SURABAYA — Program transportasi publik andalan Pemerintah Provinsi Jawa Timur, Bus Trans Jatim, terancam tidak bisa beroperasi penuh pada 2026 menyusul pemangkasan dana transfer ke daerah (TKD) dari pemerintah pusat sebesar Rp2,8 triliun.
Dinas Perhubungan (Dishub) Jatim memperkirakan alokasi anggaran yang tersisa hanya cukup untuk menjaga layanan hingga pertengahan tahun depan. Kepala Dishub Jatim, Nyono, mengaku sudah melaporkan kondisi ini kepada Gubernur Khofifah Indar Parawansa dan berharap dukungan anggaran untuk transportasi publik tidak dikurangi.
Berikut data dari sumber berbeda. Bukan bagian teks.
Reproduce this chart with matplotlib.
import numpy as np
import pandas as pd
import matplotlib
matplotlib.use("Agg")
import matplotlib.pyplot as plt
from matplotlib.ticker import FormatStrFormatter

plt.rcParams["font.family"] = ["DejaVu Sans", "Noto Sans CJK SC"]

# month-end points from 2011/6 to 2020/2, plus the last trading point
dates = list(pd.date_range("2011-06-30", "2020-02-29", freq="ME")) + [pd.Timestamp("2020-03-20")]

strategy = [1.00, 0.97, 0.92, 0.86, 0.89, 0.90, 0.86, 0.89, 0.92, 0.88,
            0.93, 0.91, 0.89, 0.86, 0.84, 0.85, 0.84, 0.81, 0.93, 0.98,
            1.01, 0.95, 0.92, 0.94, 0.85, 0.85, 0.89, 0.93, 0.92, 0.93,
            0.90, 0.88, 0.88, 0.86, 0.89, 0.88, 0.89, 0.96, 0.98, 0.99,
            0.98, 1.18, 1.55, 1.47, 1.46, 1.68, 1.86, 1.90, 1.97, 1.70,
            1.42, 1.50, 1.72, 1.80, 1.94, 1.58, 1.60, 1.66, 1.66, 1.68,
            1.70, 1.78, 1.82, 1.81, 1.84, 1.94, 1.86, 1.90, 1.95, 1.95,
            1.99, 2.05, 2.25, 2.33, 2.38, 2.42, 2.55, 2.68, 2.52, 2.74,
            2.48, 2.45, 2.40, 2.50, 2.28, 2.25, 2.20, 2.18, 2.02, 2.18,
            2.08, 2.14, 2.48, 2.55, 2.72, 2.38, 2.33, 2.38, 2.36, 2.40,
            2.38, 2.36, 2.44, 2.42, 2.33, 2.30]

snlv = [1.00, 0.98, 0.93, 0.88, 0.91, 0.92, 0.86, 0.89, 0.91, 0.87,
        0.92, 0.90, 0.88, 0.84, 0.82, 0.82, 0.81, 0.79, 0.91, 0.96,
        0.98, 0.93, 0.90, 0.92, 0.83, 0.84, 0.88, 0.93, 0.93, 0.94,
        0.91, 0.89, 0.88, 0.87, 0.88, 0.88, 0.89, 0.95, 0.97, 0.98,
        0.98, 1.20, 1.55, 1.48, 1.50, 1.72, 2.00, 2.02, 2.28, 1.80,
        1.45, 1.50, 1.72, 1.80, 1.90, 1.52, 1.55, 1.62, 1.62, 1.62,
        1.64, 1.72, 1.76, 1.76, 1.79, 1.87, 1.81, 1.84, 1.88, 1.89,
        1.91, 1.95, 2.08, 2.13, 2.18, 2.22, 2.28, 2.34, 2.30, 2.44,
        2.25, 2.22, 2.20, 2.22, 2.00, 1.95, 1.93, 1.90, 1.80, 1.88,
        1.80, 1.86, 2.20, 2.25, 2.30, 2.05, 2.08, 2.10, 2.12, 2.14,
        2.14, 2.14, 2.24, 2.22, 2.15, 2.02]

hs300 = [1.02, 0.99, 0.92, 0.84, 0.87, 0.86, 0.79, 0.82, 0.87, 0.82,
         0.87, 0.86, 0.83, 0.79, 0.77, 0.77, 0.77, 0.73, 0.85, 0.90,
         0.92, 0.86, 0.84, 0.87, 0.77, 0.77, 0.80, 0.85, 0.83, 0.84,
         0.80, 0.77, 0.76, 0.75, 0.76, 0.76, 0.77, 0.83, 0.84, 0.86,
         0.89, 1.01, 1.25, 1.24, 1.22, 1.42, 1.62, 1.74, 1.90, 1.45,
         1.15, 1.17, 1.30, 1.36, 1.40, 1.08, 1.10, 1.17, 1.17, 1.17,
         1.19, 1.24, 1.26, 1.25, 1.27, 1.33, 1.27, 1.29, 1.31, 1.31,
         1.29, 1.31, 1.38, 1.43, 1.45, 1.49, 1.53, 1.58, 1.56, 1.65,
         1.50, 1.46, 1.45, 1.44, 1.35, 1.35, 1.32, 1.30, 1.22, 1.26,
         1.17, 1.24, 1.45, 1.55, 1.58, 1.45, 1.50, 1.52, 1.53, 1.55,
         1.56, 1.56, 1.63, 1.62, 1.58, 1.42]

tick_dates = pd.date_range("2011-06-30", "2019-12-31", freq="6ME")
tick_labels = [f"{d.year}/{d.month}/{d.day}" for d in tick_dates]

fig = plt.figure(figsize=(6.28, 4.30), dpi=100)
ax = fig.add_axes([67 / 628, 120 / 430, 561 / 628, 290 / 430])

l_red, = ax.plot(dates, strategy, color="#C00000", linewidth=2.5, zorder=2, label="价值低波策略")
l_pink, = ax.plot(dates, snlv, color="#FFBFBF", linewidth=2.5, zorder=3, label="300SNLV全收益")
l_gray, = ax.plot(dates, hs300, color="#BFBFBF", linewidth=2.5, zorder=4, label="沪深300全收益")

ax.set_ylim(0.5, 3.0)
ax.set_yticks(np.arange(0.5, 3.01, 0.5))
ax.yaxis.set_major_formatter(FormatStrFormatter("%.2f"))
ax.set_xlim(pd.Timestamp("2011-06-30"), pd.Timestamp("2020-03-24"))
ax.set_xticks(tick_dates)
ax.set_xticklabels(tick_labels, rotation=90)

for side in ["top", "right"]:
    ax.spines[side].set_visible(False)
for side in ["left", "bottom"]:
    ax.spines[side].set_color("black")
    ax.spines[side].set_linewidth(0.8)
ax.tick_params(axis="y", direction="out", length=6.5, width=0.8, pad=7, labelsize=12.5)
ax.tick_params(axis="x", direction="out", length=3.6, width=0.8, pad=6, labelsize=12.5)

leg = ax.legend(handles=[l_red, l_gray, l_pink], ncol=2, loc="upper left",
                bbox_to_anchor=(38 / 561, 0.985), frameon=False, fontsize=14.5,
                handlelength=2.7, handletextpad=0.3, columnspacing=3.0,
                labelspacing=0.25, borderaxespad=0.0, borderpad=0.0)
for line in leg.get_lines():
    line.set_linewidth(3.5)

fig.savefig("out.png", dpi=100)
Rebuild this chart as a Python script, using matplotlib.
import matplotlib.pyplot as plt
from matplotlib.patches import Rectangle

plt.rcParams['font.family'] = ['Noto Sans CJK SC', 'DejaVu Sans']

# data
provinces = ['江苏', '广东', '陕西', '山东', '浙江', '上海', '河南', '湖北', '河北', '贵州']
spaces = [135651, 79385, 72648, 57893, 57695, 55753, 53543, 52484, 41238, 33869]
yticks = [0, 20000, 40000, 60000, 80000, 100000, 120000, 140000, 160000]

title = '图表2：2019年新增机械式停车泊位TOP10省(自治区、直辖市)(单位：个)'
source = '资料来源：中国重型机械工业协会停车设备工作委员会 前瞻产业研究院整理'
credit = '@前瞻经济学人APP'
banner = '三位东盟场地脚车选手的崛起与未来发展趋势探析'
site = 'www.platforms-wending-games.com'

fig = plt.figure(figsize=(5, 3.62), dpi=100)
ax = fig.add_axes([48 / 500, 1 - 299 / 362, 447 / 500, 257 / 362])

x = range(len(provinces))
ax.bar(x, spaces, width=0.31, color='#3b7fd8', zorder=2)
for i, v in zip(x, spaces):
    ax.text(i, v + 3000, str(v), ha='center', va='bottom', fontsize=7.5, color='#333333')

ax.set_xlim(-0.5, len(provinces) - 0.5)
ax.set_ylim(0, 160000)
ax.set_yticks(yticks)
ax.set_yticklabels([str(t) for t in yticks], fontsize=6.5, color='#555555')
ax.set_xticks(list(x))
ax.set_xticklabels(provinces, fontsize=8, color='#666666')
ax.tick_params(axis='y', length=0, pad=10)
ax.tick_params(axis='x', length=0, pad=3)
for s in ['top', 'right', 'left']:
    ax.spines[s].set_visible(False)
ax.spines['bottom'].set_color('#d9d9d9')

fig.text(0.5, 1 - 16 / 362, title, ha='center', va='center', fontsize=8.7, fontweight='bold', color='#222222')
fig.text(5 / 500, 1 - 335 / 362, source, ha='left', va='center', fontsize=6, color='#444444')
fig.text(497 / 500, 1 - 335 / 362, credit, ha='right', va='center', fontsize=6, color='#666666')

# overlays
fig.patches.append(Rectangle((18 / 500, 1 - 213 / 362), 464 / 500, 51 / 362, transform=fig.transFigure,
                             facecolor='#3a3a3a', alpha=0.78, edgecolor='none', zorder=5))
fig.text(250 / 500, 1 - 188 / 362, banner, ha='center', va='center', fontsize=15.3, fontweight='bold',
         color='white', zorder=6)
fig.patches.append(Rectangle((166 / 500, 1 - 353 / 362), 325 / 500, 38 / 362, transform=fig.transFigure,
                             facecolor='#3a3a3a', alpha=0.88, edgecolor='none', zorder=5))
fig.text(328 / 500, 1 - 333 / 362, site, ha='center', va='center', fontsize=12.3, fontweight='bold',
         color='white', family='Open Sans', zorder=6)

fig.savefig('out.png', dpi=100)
“Kami prioritaskan keberlangsungan operasional di koridor yang sudah berjalan. Kalau anggaran dipangkas, ekspansi koridor baru tentu harus ditunda,” ujar Nyono, Selasa (28/10/2025).
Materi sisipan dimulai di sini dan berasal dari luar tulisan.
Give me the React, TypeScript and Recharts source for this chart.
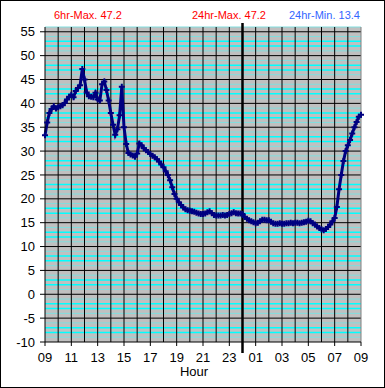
import { LineChart, Line, XAxis, YAxis, ReferenceLine, ReferenceArea } from 'recharts';

// temperature every 10 minutes, starting 09:00 and ending 09:00 next day
const temps = [
  33.3, 36.0, 38.0, 38.8, 39.4, 38.9,
  39.2, 39.4, 39.6, 40.1, 40.8, 41.4,
  41.8, 41.3, 42.6, 43.2, 43.8, 47.2,
  45.0, 42.3, 41.5, 41.4, 41.3, 42.2,
  40.8, 40.6, 44.0, 44.6, 42.8, 40.6,
  38.0, 35.5, 33.4, 34.6, 37.5, 43.5,
  35.0, 31.5, 29.6, 29.3, 29.1, 28.8,
  29.5, 31.6, 31.2, 30.6, 30.2, 29.8,
  29.4, 29.0, 28.7, 28.3, 27.8, 27.2,
  26.6, 25.8, 25.0, 23.9, 22.4, 21.0,
  20.0, 19.3, 18.7, 18.2, 17.8, 17.6,
  17.5, 17.4, 17.3, 17.1, 16.9, 16.8,
  16.8, 16.9, 17.2, 17.4, 17.0, 16.6,
  16.5, 16.5, 16.5, 16.6, 16.5, 16.6,
  16.8, 17.0, 17.2, 17.0, 16.9, 16.9,
  16.8, 16.2, 15.8, 15.5, 15.3, 15.1,
  14.9, 15.0, 15.3, 15.6, 15.6, 15.5,
  15.5, 15.2, 14.9, 14.8, 14.8, 14.9,
  14.8, 14.8, 14.9, 14.9, 15.0, 14.9,
  15.0, 15.0, 14.9, 15.0, 15.1, 15.2,
  15.4, 15.3, 14.9, 14.6, 14.2, 13.9,
  13.6, 13.4, 13.7, 14.1, 14.6, 15.3,
  16.0, 18.3, 22.0, 25.0, 27.9, 30.0,
  31.2, 32.3, 33.7, 35.0, 36.1, 37.2,
  37.6,
];

const xTicks = [0, 2, 4, 6, 8, 10, 12, 14, 16, 18, 20, 22, 24];
const xLabels = ['09', '11', '13', '15', '17', '19', '21', '23', '01', '03', '05', '07', '09'];
const hourLines = [1, 2, 3, 4, 5, 6, 7, 8, 9, 10, 11, 12, 13, 14, 16, 17, 18, 19, 20, 21, 22, 23];
const midnight = 15;
const yTicks = [-10, -5, 0, 5, 10, 15, 20, 25, 30, 35, 40, 45, 50, 55];

const data = temps.map((v, i) => ({ t: i / 6, temp: v }));
const minorDim = yTicks.flatMap((t) => [t + 1, t + 4]);
const minorBright = yTicks.flatMap((t) => [t + 2, t + 3]);

const font = '"Liberation Sans", Arial, sans-serif';
const NAVY = '#000080';

const PlusDot = (props: { cx?: number; cy?: number; index?: number }) => {
  const { cx, cy, index } = props;
  if (cx == null || cy == null) return <g key={index} />;
  return (
    <path key={index} d={`M${cx - 3},${cy}H${cx + 3}M${cx},${cy - 3}V${cy + 3}`} stroke={NAVY} strokeWidth={2} fill="none" />
  );
};

const MidnightLine = (props: { x1?: number; x2?: number; y1?: number; y2?: number }) => {
  const x = props.x1 ?? 0;
  const top = Math.min(props.y1 ?? 0, props.y2 ?? 0);
  const bot = Math.max(props.y1 ?? 0, props.y2 ?? 0);
  return <line x1={x} x2={x} y1={top - 4} y2={bot + 11} stroke="#000" strokeWidth={2.5} />;
};

export default function App() {
  return (
    <div style={{ position: 'relative', width: 385, height: 388, boxSizing: 'border-box', border: '1px solid #000', background: '#fff', fontFamily: font }}>
      <style>{`body{margin:0}`}</style>
      <div style={{ position: 'absolute', left: 53, top: 8, fontSize: 11, color: '#ff0000' }}>6hr-Max. 47.2</div>
      <div style={{ position: 'absolute', left: 191, top: 8, fontSize: 11, color: '#ff0000' }}>24hr-Max. 47.2</div>
      <div style={{ position: 'absolute', left: 288, top: 8, fontSize: 11, color: '#3366ff' }}>24hr-Min. 13.4</div>
      <div style={{ position: 'absolute', left: -1, top: -1 }}>
        <LineChart width={385} height={388} data={data} margin={{ top: 27, right: 24, bottom: 16, left: 0 }}>
          <XAxis
            dataKey="t"
            type="number"
            domain={[0, 24]}
            ticks={xTicks}
            tickFormatter={(v: number) => xLabels[xTicks.indexOf(v)] ?? ''}
            interval={0}
            height={30}
            tickSize={4}
            tickMargin={7}
            axisLine={{ stroke: '#000' }}
            tickLine={{ stroke: '#000' }}
            tick={{ fill: '#000', fontSize: 13, fontFamily: font }}
            label={{ value: 'Hour', position: 'bottom', offset: -5, dx: -9, fill: '#000', fontSize: 13, fontFamily: font }}
          />
          <YAxis
            type="number"
            domain={[-10, 56]}
            ticks={yTicks}
            interval={0}
            width={45}
            tickSize={5}
            tickMargin={5}
            axisLine={{ stroke: '#000' }}
            tickLine={{ stroke: '#000' }}
            tick={{ fill: '#000', fontSize: 13, fontFamily: font }}
          />
          <ReferenceArea x1={0} x2={24} y1={-10} y2={56} fill="#c0c0c0" fillOpacity={1} stroke="none" />
          {minorDim.map((v) => (
            <ReferenceLine key={`d${v}`} y={v} stroke="#80dede" strokeWidth={1} />
          ))}
          {minorBright.map((v) => (
            <ReferenceLine key={`b${v}`} y={v} stroke="#00ffff" strokeWidth={1.5} />
          ))}
          {yTicks.slice(1).map((v) => (
            <ReferenceLine key={`y${v}`} y={v} stroke="#000" strokeWidth={1} />
          ))}
          {hourLines.map((h) => (
            <ReferenceLine key={`h${h}`} x={h} stroke="#000" strokeWidth={1} />
          ))}
          <ReferenceLine x={24} stroke="#808080" strokeWidth={1} />
          <ReferenceLine x={midnight} stroke="#000" shape={MidnightLine} />
          <Line
            type="linear"
            dataKey="temp"
            stroke={NAVY}
            strokeWidth={3}
            dot={PlusDot}
            activeDot={false}
            isAnimationActive={false}
          />
        </LineChart>
      </div>
    </div>
  );
}
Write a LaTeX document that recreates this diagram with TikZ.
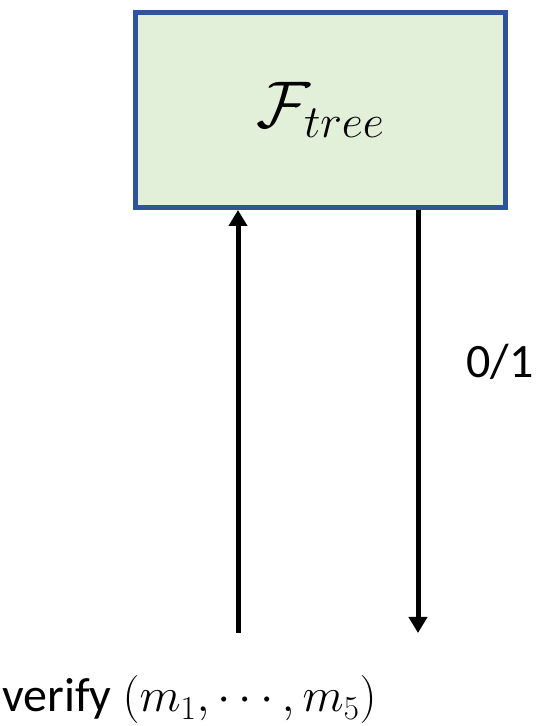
\documentclass[tikz,border=0pt]{standalone}
\usepackage{fix-cm}
\usepackage{fontspec}
\setmainfont{Carlito}
\usetikzlibrary{arrows.meta,positioning}
\definecolor{funcfill}{HTML}{E2EFD9}
\definecolor{funcline}{HTML}{2F5597}

\begin{document}
\begin{tikzpicture}[x=1pt,y=1pt,
    func/.style={draw=funcline,fill=funcfill,line width=5pt,
      minimum width=370pt,minimum height=195pt,inner sep=0pt,
      font=\fontsize{66}{72}\selectfont},
    msg/.style={line width=5pt,-{Triangle[width=18pt,length=16pt]}},
    lbl/.style={inner sep=0pt,font=\fontsize{48}{54}\selectfont}]
  \useasboundingbox (0,0) rectangle (536,726);

  \node[func] (Ftree) at (320.5,616) {$\mathcal{F}_{tree}$\hspace{20pt}};
  \coordinate (inA)  at (238,93);
  \coordinate (outB) at (418,93);

  \draw[msg] (inA) -- (inA |- Ftree.south);
  \draw[msg] (Ftree.south -| outB) -- (outB);

  \node[lbl]                   (res) at (500,364) {0/1};
  \node[lbl,anchor=base west] (req) at (2,14)    {verify $(m_1,\cdots,m_5)$};
\end{tikzpicture}
\end{document}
Saat ini, Trans Jatim melayani sekitar 20.000 penumpang setiap hari di tujuh koridor dengan tarif Rp5.000 per perjalanan. Layanan ini menjadi tumpuan mobilitas masyarakat pekerja dan pelajar di kawasan aglomerasi Surabaya–Sidoarjo–Gresik.
Dishub Jatim juga sebelumnya merencanakan pembukaan lima koridor baru pada 2026 dengan kebutuhan anggaran sekitar Rp250 miliar. Namun, rencana tersebut terancam batal akibat keterbatasan dana.
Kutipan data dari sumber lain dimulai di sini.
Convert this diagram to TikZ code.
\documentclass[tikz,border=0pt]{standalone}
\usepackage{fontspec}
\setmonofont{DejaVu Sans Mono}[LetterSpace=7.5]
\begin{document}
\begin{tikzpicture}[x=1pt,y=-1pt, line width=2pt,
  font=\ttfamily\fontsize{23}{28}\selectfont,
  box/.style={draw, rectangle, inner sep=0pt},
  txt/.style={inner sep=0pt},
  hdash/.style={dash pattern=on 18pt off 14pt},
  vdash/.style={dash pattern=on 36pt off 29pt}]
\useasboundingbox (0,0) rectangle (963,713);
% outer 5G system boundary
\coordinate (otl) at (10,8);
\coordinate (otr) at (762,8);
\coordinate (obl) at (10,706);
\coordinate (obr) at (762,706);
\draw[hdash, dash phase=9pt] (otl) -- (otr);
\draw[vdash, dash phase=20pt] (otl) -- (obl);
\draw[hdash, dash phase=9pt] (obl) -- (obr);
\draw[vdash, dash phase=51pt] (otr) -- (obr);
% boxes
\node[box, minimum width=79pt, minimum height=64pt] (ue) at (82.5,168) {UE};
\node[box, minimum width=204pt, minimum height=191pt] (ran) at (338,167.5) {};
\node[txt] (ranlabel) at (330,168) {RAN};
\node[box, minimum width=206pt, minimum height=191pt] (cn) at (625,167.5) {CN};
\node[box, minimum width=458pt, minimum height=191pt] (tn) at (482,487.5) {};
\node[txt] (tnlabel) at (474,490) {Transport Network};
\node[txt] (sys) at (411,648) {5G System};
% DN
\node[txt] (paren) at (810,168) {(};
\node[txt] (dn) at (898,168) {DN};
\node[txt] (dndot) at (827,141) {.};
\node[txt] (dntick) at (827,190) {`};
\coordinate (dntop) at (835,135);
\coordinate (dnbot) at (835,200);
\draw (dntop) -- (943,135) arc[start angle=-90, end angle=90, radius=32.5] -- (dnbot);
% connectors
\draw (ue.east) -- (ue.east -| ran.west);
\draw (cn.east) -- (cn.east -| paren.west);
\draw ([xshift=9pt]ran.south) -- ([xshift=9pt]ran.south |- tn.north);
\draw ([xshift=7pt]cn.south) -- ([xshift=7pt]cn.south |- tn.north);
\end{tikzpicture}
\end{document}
Berdasarkan surat dari Direktorat Jenderal Perimbangan Keuangan (DJPK), TKD untuk Jatim pada 2026 turun 24,21% menjadi Rp8,8 triliun dari Rp11,4 triliun pada 2025. Pemotongan serupa terjadi di 38 kabupaten/kota, dengan total pengurangan mencapai Rp17,5 triliun.
Penurunan ini dikhawatirkan berdampak pada keberlanjutan layanan publik, terutama transportasi massal yang menjadi bagian dari upaya pemerintah daerah mengurangi kemacetan dan emisi karbon.
“Lebih baik menunda koridor baru daripada menghentikan layanan yang sudah berjalan dan dibutuhkan masyarakat,” tegas Nyono.
Dengan kondisi fiskal yang menurun, Pemprov Jatim dihadapkan pada dilema: menjaga keberlanjutan transportasi publik atau menyesuaikan skala proyek baru di tengah tekanan anggaran dari pusat.